I wish I could use D for everything

Walter Bright newshound1 at digitalmars.com
Thu Apr 30 22:51:45 PDT 2009


dsimcha wrote:
> On the other hand, I do see a pattern here:  Most of these features are things you
> only need to care about if you're writing near the tip of the pyramid, stuff like
> generic, reusable code.  In fact, I've realized that my mindset when coding in D
> is completely different when working on something that aims to be extremely
> generic (like rangeextra or dstats, stuff I wouldn't even be able to do in any
> language besides D) vs. when working on day-to-day code that just has to solve one
> problem well.  The latter is a lot easier, but also a lot less fun, from a
> programming perspective.

Andrei and I have talked about this a bit. He points out how Unix 
programming revolves around the notion of a file, and how the Unix 
utilities all plug into each other like building blocks to create 
powerful programs.

With D generic programming, the idea is to enable the creation of such 
snap-in components.

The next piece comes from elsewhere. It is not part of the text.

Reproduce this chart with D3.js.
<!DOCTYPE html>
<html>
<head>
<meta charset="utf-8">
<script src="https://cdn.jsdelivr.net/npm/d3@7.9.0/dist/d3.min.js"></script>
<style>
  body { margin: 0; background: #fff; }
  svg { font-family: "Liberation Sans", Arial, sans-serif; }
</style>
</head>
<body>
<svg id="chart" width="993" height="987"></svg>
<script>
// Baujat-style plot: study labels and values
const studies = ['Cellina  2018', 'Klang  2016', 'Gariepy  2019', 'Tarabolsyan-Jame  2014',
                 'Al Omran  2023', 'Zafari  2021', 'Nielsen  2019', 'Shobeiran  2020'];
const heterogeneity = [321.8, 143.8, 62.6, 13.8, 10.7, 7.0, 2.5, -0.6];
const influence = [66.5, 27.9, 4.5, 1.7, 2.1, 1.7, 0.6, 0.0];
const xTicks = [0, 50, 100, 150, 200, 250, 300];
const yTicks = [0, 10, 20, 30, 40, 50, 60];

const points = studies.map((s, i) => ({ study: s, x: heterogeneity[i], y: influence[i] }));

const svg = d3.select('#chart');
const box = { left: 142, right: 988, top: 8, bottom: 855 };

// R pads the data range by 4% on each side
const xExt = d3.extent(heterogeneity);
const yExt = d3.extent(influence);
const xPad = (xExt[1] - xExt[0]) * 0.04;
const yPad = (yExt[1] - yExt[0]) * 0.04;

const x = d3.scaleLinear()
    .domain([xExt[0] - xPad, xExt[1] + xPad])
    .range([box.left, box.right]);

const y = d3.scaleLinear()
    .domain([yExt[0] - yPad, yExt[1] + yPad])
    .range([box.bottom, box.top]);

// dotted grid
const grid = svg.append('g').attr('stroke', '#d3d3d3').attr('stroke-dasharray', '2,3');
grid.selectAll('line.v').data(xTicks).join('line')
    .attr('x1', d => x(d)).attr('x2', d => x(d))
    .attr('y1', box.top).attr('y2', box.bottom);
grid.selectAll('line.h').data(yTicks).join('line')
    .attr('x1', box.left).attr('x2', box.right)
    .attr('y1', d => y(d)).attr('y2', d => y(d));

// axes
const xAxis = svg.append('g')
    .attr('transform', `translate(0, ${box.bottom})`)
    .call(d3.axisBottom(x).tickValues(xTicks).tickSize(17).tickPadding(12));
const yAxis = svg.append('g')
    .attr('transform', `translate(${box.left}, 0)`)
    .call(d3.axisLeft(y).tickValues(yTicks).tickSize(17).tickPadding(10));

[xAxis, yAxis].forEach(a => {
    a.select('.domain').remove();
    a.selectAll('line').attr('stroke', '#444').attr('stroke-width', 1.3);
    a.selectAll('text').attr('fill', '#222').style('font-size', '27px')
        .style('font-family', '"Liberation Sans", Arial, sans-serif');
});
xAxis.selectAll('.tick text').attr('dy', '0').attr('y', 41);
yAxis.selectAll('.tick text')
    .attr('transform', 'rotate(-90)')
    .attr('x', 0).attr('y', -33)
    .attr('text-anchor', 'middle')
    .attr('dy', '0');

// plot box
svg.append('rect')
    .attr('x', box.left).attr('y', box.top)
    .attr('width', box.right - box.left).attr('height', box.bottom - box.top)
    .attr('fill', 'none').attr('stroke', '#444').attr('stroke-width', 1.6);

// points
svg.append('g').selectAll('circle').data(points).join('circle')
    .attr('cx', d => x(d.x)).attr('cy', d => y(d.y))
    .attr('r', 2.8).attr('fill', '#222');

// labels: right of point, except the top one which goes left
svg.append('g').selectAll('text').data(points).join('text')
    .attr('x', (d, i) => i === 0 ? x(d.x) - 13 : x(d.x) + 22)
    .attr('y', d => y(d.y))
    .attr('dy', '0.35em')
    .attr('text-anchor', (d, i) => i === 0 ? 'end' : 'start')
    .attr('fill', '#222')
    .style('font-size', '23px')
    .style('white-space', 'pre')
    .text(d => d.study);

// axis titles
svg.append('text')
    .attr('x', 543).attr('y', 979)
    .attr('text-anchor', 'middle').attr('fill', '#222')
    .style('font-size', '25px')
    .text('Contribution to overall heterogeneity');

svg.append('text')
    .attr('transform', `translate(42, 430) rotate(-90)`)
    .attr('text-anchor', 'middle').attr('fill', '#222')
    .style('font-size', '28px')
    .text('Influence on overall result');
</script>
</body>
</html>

Andrei has made a huge step forward with the range 
based library and the set of algorithms to go with them. Many of the 
seemingly arbitrary new language features of D2 are necessary to support 
this style of programming.

OOP and STL were also attempts at such snap-in component programming, 
and they both were modestly successful. We aim to take it considerably 
farther with ranges.

(One of the nice things about Phobos ranges is Andrei has taken a 
no-compromise approach with regard to performance. There's not going to 
be a tradeoff between power and performance, you'll get both.)